Jones, himself, has had to ride the roller coaster of impressive win, alternating with confounding loss.

The Vikings feature 6'8" Nathaniel Gates, a nationally-recognized hitter. Also, Sam Kaseff, another 6'" hitter, adds to the punch up front. La Jolla has several other experienced, proficient players with both court and sand training.

Gates, named to a national team playing this summer for the second straight year, leads the team with 146 kills, with a kill percentage of 37.2 percent, behind only Kaseff among regulars.

Nathaniel has 31 blocks, tied for third behind junior Tristan Morris's 37 and Kaseff's 33. Harry Kaseff, Sam's younger brother, also has 31 stops at the net.

Nate also leads Jones' boys with 23 service aces, ahead of Sam Kaseff (20) and Sam Smith (14).

The older Kaseff has recorded 126 kills, and has a high 39.9 percent kill rate.

Micah Cunningham is La Jolla's third senior captain, a 6-foot setter.

Sam's partner in sand volleyball for LJHS last fall, Cunningham has 62 digs, to place him among the top five on the squad behind Nolan Pitruka (90), Gates (83), and Ryan Le (71), tied with Sam Kaseff.

Micah also has 154 assists, second only to Harry Kaseff, who has 192. No one else has more than 12.

Yet La Jolla's 3-1 win at higher-ranked Mission Hills Wed., April 30--the Vikings are the 10th seed, the Grizzlies were seventh--had red-and-black faithful going, "Whew, the good team showed up tonight."

Here's the possible method to the LJHS "madness": More and more, coaches in various sports are debating the relative merits of going into the elite Open Division playoffs, versus the lower Division 1 bracket.

Look at it this way: If your team is a seventh or eighth seed in the Open Division, at the bottom of the bracket, it's very likely you're not going to advance far in those extremely tough playoffs. Yet a measure of prestige is connected merely to being selected among the top eight teams in the county, with the word "Open" attached to the invite.

On the other hand, coaches who have already been to an Open Division playoff in the three years that the elite division has existed, and seen their talented team mauled by a superior high seed, thus ending their season without a title, have begun to consider placement in the Division 1 playoff not such a bad thing.

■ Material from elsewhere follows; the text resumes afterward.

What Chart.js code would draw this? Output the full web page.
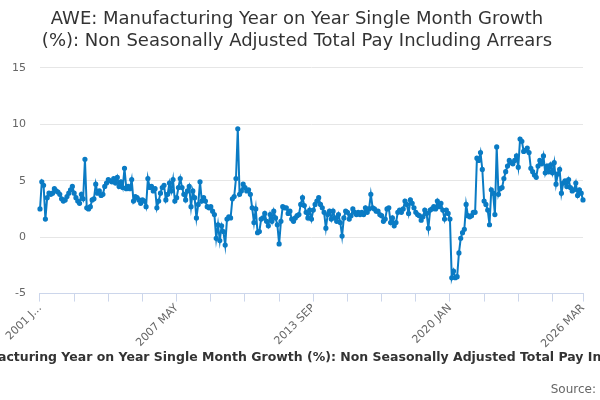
<!DOCTYPE html>
<html lang="en">
<head>
    <meta charset="UTF-8">
    <title>AWE: Manufacturing Year on Year Single Month Growth</title>
    <script src="https://cdn.jsdelivr.net/npm/chart.js"></script>
    <style>
        html, body { margin: 0; padding: 0; background: #fff; }
        #wrap { width: 600px; height: 400px; }
    </style>
</head>
<body>
    <div id="wrap"><canvas id="aweChart"></canvas></div>

    <script>
        // Monthly series, 2001 JAN .. 2026 MAR
        const startYear = 2001;
        const monthNames = ['JAN', 'FEB', 'MAR', 'APR', 'MAY', 'JUN', 'JUL', 'AUG', 'SEP', 'OCT', 'NOV', 'DEC'];

        const growth2001to2005 = [
            2.5, 4.9, 4.6, 1.6, 3.5, 3.9, 3.8, 3.9, 4.3, 4.1, 4.0, 3.8, 3.4, 3.2, 3.3, 3.6, 3.9, 4.2, 4.5, 3.9,
            3.5, 3.2, 3.0, 3.8, 3.4, 6.9, 2.6, 2.5, 2.7, 3.3, 3.4, 4.7, 3.9, 4.1, 3.7, 3.8, 4.5, 4.8, 5.1, 5.0,
            4.9, 5.2, 4.8, 5.3, 4.5, 4.9, 4.4, 6.1, 4.3, 4.5
        ];
        const growth2005to2009 = [
            4.3, 5.1, 3.2, 3.6, 3.5, 3.3, 3.0, 3.3, 3.2, 2.7, 5.2, 4.4, 4.5, 4.1, 4.3, 2.6, 3.2, 3.9, 4.4, 4.6,
            3.3, 3.8, 4.8, 4.1, 5.1, 3.2, 3.5, 4.4, 5.2, 4.4, 3.8, 3.3, 4.1, 4.5, 2.7, 4.1, 3.5, 1.7, 2.9, 4.9,
            3.2, 3.5, 3.2, 2.7, 2.6, 2.7, 2.3, 2.0, -0.1, 1.1, -0.3, 1.0, 0.5, -0.7
        ];
        const growth2009to2013 = [
            1.6, 1.8, 1.7, 3.4, 3.6, 5.2, 9.6, 3.8, 4.1, 4.7, 4.4, 4.1, 4.2, 3.8, 2.6, 1.3, 2.5, 0.4, 0.5, 1.6,
            1.7, 2.1, 1.4, 1.0, 2.0, 1.4, 2.3, 1.7, 1.1, -0.6, 1.4, 2.7, 2.6, 2.6, 2.1, 2.3, 1.6, 1.4, 1.7, 1.9,
            2.0, 2.9, 3.5
        ];
        const growth2013to2017 = [
            2.8, 2.2, 1.7, 2.4, 1.6, 2.4, 2.9, 3.2, 3.5, 2.9, 2.6, 2.2, 0.8, 2.0, 2.3, 1.6, 2.3, 1.7, 1.4, 2.0,
            1.3, 0.1, 1.7, 2.3, 2.2, 1.6, 1.9, 2.5, 2.2, 2.0, 2.2, 2.0, 2.2, 2.0, 2.6, 2.2, 2.5, 3.8, 2.6, 2.5,
            2.3, 2.3, 2.0, 1.9, 1.4, 1.6, 2.5, 2.6, 1.3, 1.7, 1.0, 1.3, 2.2, 2.4, 2.2, 2.5, 3.2
        ];
        const growth2018to2021 = [
            2.9, 2.1, 3.3, 3.0, 2.6, 2.2, 2.0, 1.9, 1.5, 1.8, 2.4, 2.1, 0.8, 2.4, 2.5, 2.7, 2.5, 3.2, 2.7, 3.0,
            2.4, 1.6, 2.4, 2.1, 1.6, -3.6, -3.0, -3.6, -3.5, -1.4, -0.1, 0.4, 0.7, 2.9, 1.9, 1.8, 1.9, 2.2, 2.2
        ];
        const growth2021to2026 = [
            7.0, 6.8, 7.5, 6.0, 3.2, 2.9, 2.4, 1.1, 4.2, 3.9, 2.0, 8.0, 3.8, 4.3, 4.4, 5.2, 5.8, 6.3, 6.8, 6.6,
            6.5, 6.8, 7.2, 6.2, 8.7, 8.5, 7.6, 7.7, 7.9, 7.5, 6.1, 5.8, 5.5, 5.3, 6.3, 6.8, 6.5, 7.2, 5.7, 6.3,
            5.8, 6.4, 5.7, 6.6, 4.7, 5.6, 6.0, 3.9, 4.8, 5.0, 4.5, 5.1, 4.4, 4.1, 4.2, 4.8, 3.7, 4.2, 3.9, 3.3
        ];

        const yTicks = [-5, 0, 5, 10, 15];
        const seriesName = 'AWE: Manufacturing Year on Year Single Month Growth (%): Non Seasonally Adjusted Total Pay Including Arrears';

        const values = [].concat(growth2001to2005, growth2005to2009, growth2009to2013,
            growth2013to2017, growth2018to2021, growth2021to2026);

        const labels = values.map((v, i) => (startYear + Math.floor(i / 12)) + ' ' + monthNames[i % 12]);
        const lastIdx = labels.length - 1;

        // Chart.js squeezes axis titles into the axis width; draw it at full width instead
        const xTitleFont = { family: 'DejaVu Sans', size: 12.5, weight: 'bold' };
        const xTitlePad = { top: 0, bottom: 15 };
        const wideAxisTitle = {
            id: 'wideAxisTitle',
            afterDraw(chart) {
                const s = chart.scales.x;
                const ctx = chart.ctx;
                const lh = xTitleFont.size * 1.2;
                ctx.save();
                ctx.font = 'bold ' + xTitleFont.size + 'px "' + xTitleFont.family + '"';
                ctx.fillStyle = '#333';
                ctx.textAlign = 'center';
                ctx.textBaseline = 'middle';
                ctx.fillText(seriesName, (s.left + s.right) / 2, s.bottom - xTitlePad.bottom - lh / 2);
                ctx.restore();
            }
        };

        new Chart(document.getElementById('aweChart'), {
            type: 'line',
            data: {
                labels: labels,
                datasets: [{
                    label: seriesName,
                    data: values,
                    borderColor: '#0a7bc4',
                    backgroundColor: '#0a7bc4',
                    borderWidth: 2,
                    pointRadius: 1.6,
                    pointHoverRadius: 3,
                    tension: 0
                }]
            },
            plugins: [wideAxisTitle],
            options: {
                responsive: true,
                maintainAspectRatio: false,
                animation: false,
                layout: { padding: { left: -2, right: 4, top: 4, bottom: 3 } },
                plugins: {
                    legend: { display: false },
                    title: {
                        display: true,
                        text: ['AWE: Manufacturing Year on Year Single Month Growth', '(%): Non Seasonally Adjusted Total Pay Including Arrears'],
                        color: '#333',
                        font: { family: 'DejaVu Sans', size: 18, weight: 'normal', lineHeight: 1.22 },
                        padding: { top: 4, bottom: 16 }
                    },
                    subtitle: {
                        display: true,
                        position: 'bottom',
                        align: 'end',
                        text: 'Source:',
                        color: '#666',
                        font: { family: 'DejaVu Sans', size: 12 },
                        padding: { top: 2, bottom: 0 }
                    }
                },
                scales: {
                    x: {
                        grid: {
                            drawOnChartArea: false,
                            drawTicks: true,
                            tickLength: 8,
                            color: '#ccd6eb'
                        },
                        border: { display: true, color: '#ccd6eb' },
                        ticks: {
                            autoSkip: false,
                            maxRotation: 45,
                            minRotation: 45,
                            padding: 0,
                            color: '#666',
                            font: { family: 'DejaVu Sans', size: 11 },
                            callback: function (val, idx) {
                                if (idx === 0) return labels[0].slice(0, 6) + '...';
                                if (idx % 76 === 0 || idx === lastIdx) return labels[idx];
                                if (idx % 19 === 0) return '';
                                return null;
                            }
                        },
                        title: {
                            display: true,
                            text: seriesName,
                            color: 'rgba(0,0,0,0)',
                            font: xTitleFont,
                            padding: xTitlePad
                        }
                    },
                    y: {
                        min: -5,
                        max: 15,
                        afterBuildTicks: axis => { axis.ticks = yTicks.map(v => ({ value: v })); },
                        grid: { color: '#e6e6e6', drawTicks: false },
                        border: { display: false },
                        ticks: {
                            color: '#666',
                            padding: 14,
                            font: { family: 'DejaVu Sans', size: 11 }
                        }
                    },
                    // empty spacer on the right so the plot ends short of the canvas edge
                    ySpacer: {
                        position: 'right',
                        grid: { display: false },
                        border: { display: false },
                        ticks: { display: false },
                        afterFit: axis => { axis.width = 13; }
                    }
                }
            }
        });
    </script>
</body>
</html>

On campus, the student body considers a championship a championship. If your team wins the Division 1 CIF title, the trophy and banner still say "CIF Champion" on them.

Thus, the honeymoon period of the Open era has passed. Coaches are thinking more practically. They may prefer being passed over for qualification for the Open Division bracket, in favor of landing in the survivable Division 1 postseason tournament.

Applying that to Dave Jones' volleyball team, things don't look too bad for the Vikings as they travel to second-seed Carlsbad Friday night, May 3, for a second-round match. They're into the quarterfinals. They played good ball, well enough to overwhelm host Mission Hills in four games, in the opening round. And another consistent effort would land them in the Division 1 semifinals.

Of course, we can't surmise that the inconsistent Westbourne spikers have planned this placement in the lower playoffs just so they have a more likely title shot. But it could work out to look that way.